◆ **Data segment**:
++++++++++++++++++++

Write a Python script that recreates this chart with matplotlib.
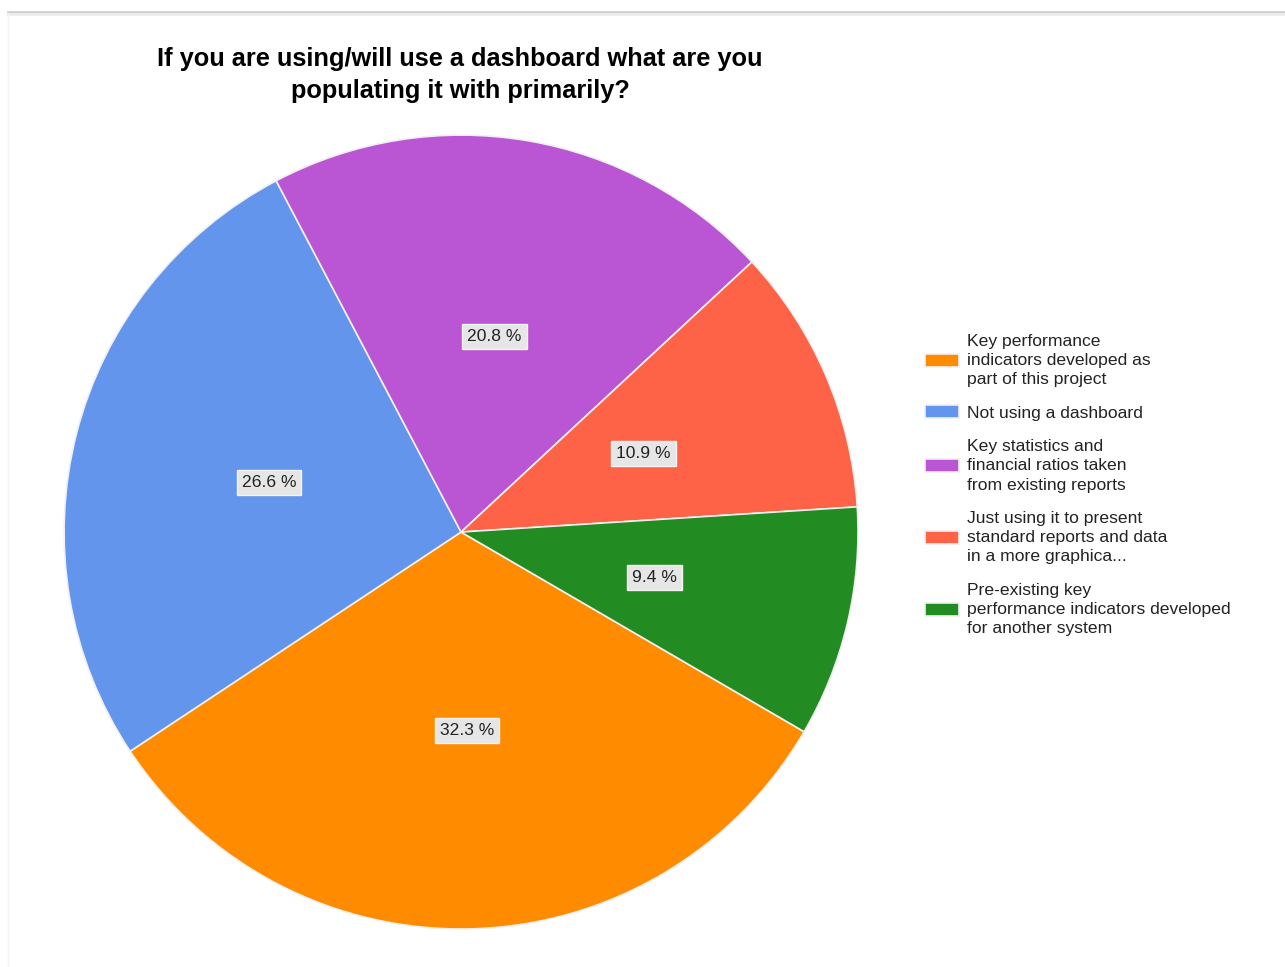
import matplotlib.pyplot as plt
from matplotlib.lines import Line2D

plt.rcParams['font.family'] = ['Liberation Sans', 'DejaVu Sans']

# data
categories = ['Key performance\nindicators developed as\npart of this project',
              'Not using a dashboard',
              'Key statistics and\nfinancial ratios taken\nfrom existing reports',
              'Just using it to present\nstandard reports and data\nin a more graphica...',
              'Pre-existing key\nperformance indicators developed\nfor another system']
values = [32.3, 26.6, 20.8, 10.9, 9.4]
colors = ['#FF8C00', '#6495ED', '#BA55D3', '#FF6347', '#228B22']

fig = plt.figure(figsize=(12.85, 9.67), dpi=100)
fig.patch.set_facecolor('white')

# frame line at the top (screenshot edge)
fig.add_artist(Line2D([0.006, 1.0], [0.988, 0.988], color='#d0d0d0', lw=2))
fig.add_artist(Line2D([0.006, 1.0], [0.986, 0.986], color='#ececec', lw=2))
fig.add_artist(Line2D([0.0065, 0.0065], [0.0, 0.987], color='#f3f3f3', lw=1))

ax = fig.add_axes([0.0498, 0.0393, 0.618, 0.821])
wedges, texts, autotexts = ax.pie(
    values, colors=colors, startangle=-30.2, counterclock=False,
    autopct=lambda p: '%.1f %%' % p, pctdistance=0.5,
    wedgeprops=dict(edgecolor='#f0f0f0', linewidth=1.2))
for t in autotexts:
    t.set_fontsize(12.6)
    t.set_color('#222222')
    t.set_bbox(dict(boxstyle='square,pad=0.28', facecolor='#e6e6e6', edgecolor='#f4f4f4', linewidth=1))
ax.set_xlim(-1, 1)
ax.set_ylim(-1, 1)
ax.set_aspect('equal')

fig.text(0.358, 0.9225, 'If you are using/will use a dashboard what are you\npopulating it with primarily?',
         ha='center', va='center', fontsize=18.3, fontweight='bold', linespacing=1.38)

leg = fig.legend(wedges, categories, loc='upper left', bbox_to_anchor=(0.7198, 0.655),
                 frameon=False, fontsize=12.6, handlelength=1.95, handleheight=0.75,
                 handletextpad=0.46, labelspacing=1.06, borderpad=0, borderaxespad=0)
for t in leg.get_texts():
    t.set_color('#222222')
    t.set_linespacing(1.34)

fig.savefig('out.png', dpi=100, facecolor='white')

++++++++++++++++++++

◆ **Written exercise**:
Your task is to reproduce exactly the lines from the start of the data above through the line containing "plt.rcParams['font.family'] = ['Liberation", leaving every picture out.

◆ **Written solution**:
Write a Python script that recreates this chart with matplotlib.
import matplotlib.pyplot as plt
from matplotlib.lines import Line2D

plt.rcParams['font.family'] = ['Liberation Sans', 'DejaVu Sans']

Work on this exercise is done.